As far as the second question goes, I don’t see any reason why any child or teenager should have a smartphone. I don’t think they have the ability to handle it, and you’re just setting them up for trouble.
There are several thoughtful books and articles exploring Internet use by non-Jews or irreligious Jews. They mention issues like artificiality of relationships, stunted mental and social development, sleep deprivation, time-wasting, and anxiety and depression resulting from a culture of constant comparison. Beyond those valid points, what additional insights does a Torah perspective lend to the issue?
The Torah belief is that failing to fill potential is, in many ways, worse than actively committing wrongdoing. There is a halachic principle called asei docheh lo saasei — a positive commandment takes precedence over a negative one. There’s an explanation that this is because doing something wrong can be corrected, but failing to do something right is an opportunity lost forever.

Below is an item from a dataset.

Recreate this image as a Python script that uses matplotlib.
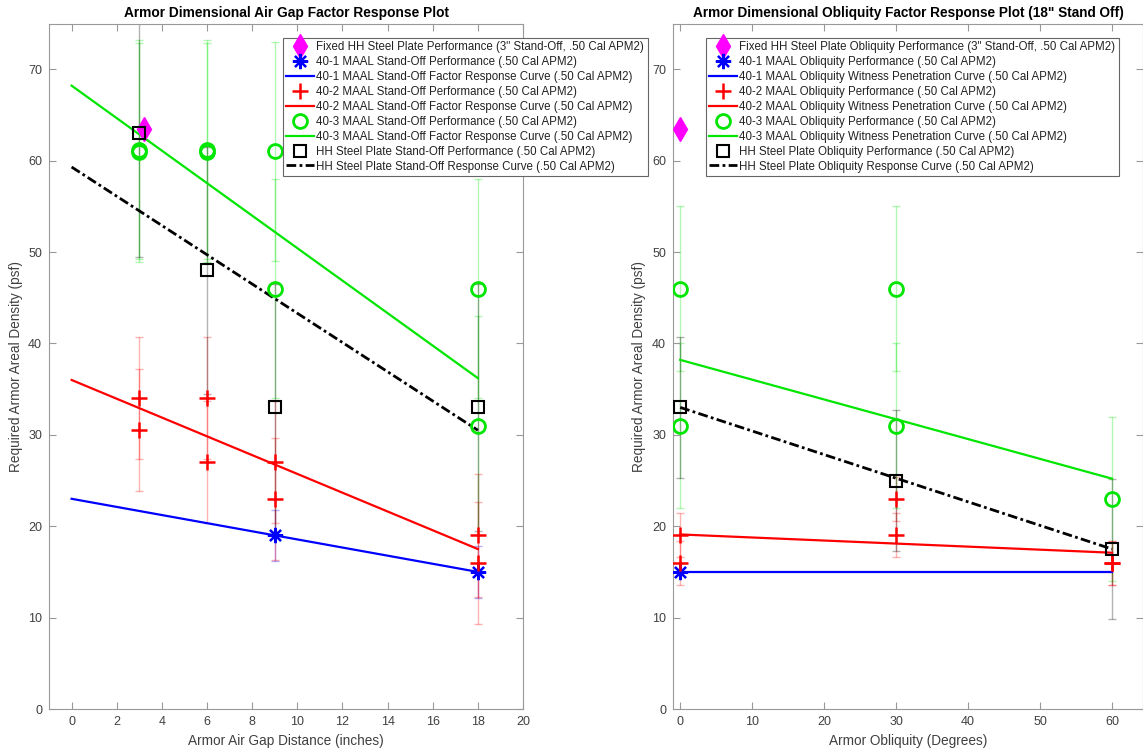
import matplotlib.pyplot as plt

plt.rcParams['font.family'] = ['Liberation Sans', 'DejaVu Sans']

# ---- stand-off (air gap) data, psf ----
gap_fixed_x = [3.2]
gap_fixed_y = [63.5]

gap_401_x = [9, 18]
gap_401_y = [19, 15]
gap_401_err = 2.8

gap_402_x = [3, 3, 6, 6, 9, 9, 18, 18]
gap_402_y = [34, 30.5, 34, 27, 27, 23, 19, 16]
gap_402_err = 6.7

gap_403_x = [3, 3, 6, 6, 9, 9, 18, 18]
gap_403_y = [60.9, 61.2, 60.9, 61.2, 61, 46, 46, 31]
gap_403_err = 12

gap_hh_x = [3, 6, 9, 18]
gap_hh_y = [63, 48, 33, 33]
gap_hh_err = 13.5

gap_fit_x = [0, 18]
gap_fit_401 = [23, 15]
gap_fit_402 = [36, 17.5]
gap_fit_403 = [68.2, 36.2]
gap_fit_hh = [59.3, 30.5]

# ---- obliquity data, psf ----
obl_fixed_x = [0]
obl_fixed_y = [63.5]

obl_401_x = [0]
obl_401_y = [15]
obl_401_err = 0

obl_402_x = [0, 0, 30, 30, 60, 60]
obl_402_y = [19, 16, 23, 19, 16, 16]
obl_402_err = 2.4

obl_403_x = [0, 0, 30, 30, 60]
obl_403_y = [46, 31, 46, 31, 23]
obl_403_err = 9

obl_hh_x = [0, 30, 60]
obl_hh_y = [33, 25, 17.5]
obl_hh_err = 7.7

obl_fit_x = [0, 60]
obl_fit_401 = [15, 15]
obl_fit_402 = [19.1, 17.1]
obl_fit_403 = [38.2, 25.2]
obl_fit_hh = [33, 17.5]

gap_labels = [
    'Fixed HH Steel Plate Performance (3" Stand-Off, .50 Cal APM2)',
    '40-1 MAAL Stand-Off Performance (.50 Cal APM2)',
    '40-1 MAAL Stand-Off Factor Response Curve (.50 Cal APM2)',
    '40-2 MAAL Stand-Off Performance (.50 Cal APM2)',
    '40-2 MAAL Stand-Off Factor Response Curve (.50 Cal APM2)',
    '40-3 MAAL Stand-Off Performance (.50 Cal APM2)',
    '40-3 MAAL Stand-Off Factor Response Curve (.50 Cal APM2)',
    'HH Steel Plate Stand-Off Performance (.50 Cal APM2)',
    'HH Steel Plate Stand-Off Response Curve (.50 Cal APM2)',
]
obl_labels = [
    'Fixed HH Steel Plate Obliquity Performance (3" Stand-Off, .50 Cal APM2)',
    '40-1 MAAL Obliquity Performance (.50 Cal APM2)',
    '40-1 MAAL Obliquity Witness Penetration Curve (.50 Cal APM2)',
    '40-2 MAAL Obliquity Performance (.50 Cal APM2)',
    '40-2 MAAL Obliquity Witness Penetration Curve (.50 Cal APM2)',
    '40-3 MAAL Obliquity Performance (.50 Cal APM2)',
    '40-3 MAAL Obliquity Witness Penetration Curve (.50 Cal APM2)',
    'HH Steel Plate Obliquity Performance (.50 Cal APM2)',
    'HH Steel Plate Obliquity Response Curve (.50 Cal APM2)',
]

BLUE = '#0000ff'
RED = '#ff0000'
GREEN = '#00e600'
MAG = '#ff00ff'
TXT = '#404040'


def panel(ax, fixed, s401, s402, s403, shh, fit_x, fits):
    # error bars first, faint
    for (x, y, e), c in zip([s401, s402, s403, shh], [BLUE, RED, GREEN, 'k']):
        if e > 0:
            ax.errorbar(x, y, yerr=e, fmt='none', ecolor=c, elinewidth=1,
                        capsize=3, alpha=0.3, zorder=1)
    h = []
    h += ax.plot(fixed[0], fixed[1], 'd', color=MAG, ms=12, ls='none', zorder=4)
    h += ax.plot(s401[0], s401[1], marker=(8, 2, 0), color=BLUE, ms=11, mew=1.6,
                 ls='none', zorder=4)
    h += ax.plot(fit_x, fits[0], color=BLUE, lw=1.6, zorder=3)
    h += ax.plot(s402[0], s402[1], '+', color=RED, ms=11, mew=1.8, ls='none', zorder=4)
    h += ax.plot(fit_x, fits[1], color=RED, lw=1.6, zorder=3)
    h += ax.plot(s403[0], s403[1], 'o', mfc='none', mec=GREEN, ms=10, mew=2,
                 ls='none', zorder=4)
    h += ax.plot(fit_x, fits[2], color=GREEN, lw=1.6, zorder=3)
    h += ax.plot(shh[0], shh[1], 's', mfc='none', mec='k', ms=9, mew=1.5,
                 ls='none', zorder=4)
    h += ax.plot(fit_x, fits[3], color='k', lw=2, dashes=(3.5, 1.2, 1, 1.2), zorder=3)
    ax.set_ylim(0, 75)
    ax.set_yticks(range(0, 71, 10))
    ax.tick_params(direction='in', top=True, right=True, length=5, labelsize=9,
                   colors='#999999', labelcolor=TXT, pad=5)
    for sp in ax.spines.values():
        sp.set_color('#999999')
    ax.set_ylabel('Required Armor Areal Density (psf)', fontsize=9.8, color=TXT)
    return h


fig = plt.figure(figsize=(11.43, 7.51), dpi=100)
ax1 = fig.add_axes([0.0429, 0.0559, 0.4147, 0.9128])
ax2 = fig.add_axes([0.5888, 0.0559, 0.4112, 0.9128])

h1 = panel(ax1, (gap_fixed_x, gap_fixed_y), (gap_401_x, gap_401_y, gap_401_err),
           (gap_402_x, gap_402_y, gap_402_err), (gap_403_x, gap_403_y, gap_403_err),
           (gap_hh_x, gap_hh_y, gap_hh_err), gap_fit_x,
           [gap_fit_401, gap_fit_402, gap_fit_403, gap_fit_hh])
ax1.set_xlim(-1, 20)
ax1.set_xticks(range(0, 21, 2))
ax1.set_xlabel('Armor Air Gap Distance (inches)', fontsize=9.8, color=TXT)
ax1.set_title('Armor Dimensional Air Gap Factor Response Plot', fontsize=9.9,
              fontweight='bold', pad=5)

h2 = panel(ax2, (obl_fixed_x, obl_fixed_y), (obl_401_x, obl_401_y, obl_401_err),
           (obl_402_x, obl_402_y, obl_402_err), (obl_403_x, obl_403_y, obl_403_err),
           (obl_hh_x, obl_hh_y, obl_hh_err), obl_fit_x,
           [obl_fit_401, obl_fit_402, obl_fit_403, obl_fit_hh])
ax2.set_xlim(-1, 64.3)
ax2.set_xticks(range(0, 61, 10))
ax2.set_xlabel('Armor Obliquity (Degrees)', fontsize=9.8, color=TXT)
ax2.set_title('Armor Dimensional Obliquity Factor Response Plot (18" Stand Off)',
              fontsize=9.8, fontweight='bold', pad=5)

for h, lab, x0 in [(h1, gap_labels, 283), (h2, obl_labels, 706)]:
    leg = fig.legend(h, lab, loc='upper left', bbox_to_anchor=(x0 / 1143, 1 - 38 / 751),
                     fontsize=8.3, frameon=True, fancybox=False, framealpha=1,
                     edgecolor='#666666', borderpad=0.3, labelspacing=0.25,
                     handlelength=2.35, handletextpad=0.25, borderaxespad=0)
    leg.get_frame().set_linewidth(0.8)
    for t in leg.get_texts():
        t.set_color('#222222')

fig.savefig('out.png', dpi=100)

The secular world can point to the evils of social media. We point to all the kedushah and potential positivity within each and every one of us. Social media’s success in stunting its realization is, for us, the greatest crime.
In Yiddishkeit there is a principle of “Kadesh atzmecha b’mutar lach,” which means that kedushah can be achieved through abstaining from doing even that which is permitted.
Secular values are painted in broad strokes of right and wrong and each is limited to its designated definition. But the Torah Hakedoshah’s idea of mitzvos and aveiros isn’t that. A mitzvah is an endless pursuit of positive spirituality, while an aveirah provides for an endless opportunity to sacrifice l’Sheim Shamayim.
No secular book will tell you to abstain from the Internet entirely. But the idea of “Kadesh atzmecha b’mutar lach” dictates that, even within the realm of permitted and acceptable, there is still room for spiritual growth and advancement.
So as far as Torah values go, assuming a person is capable of it, we would say that great kedushah lies within the extra mile of avoiding the Internet as much as possible.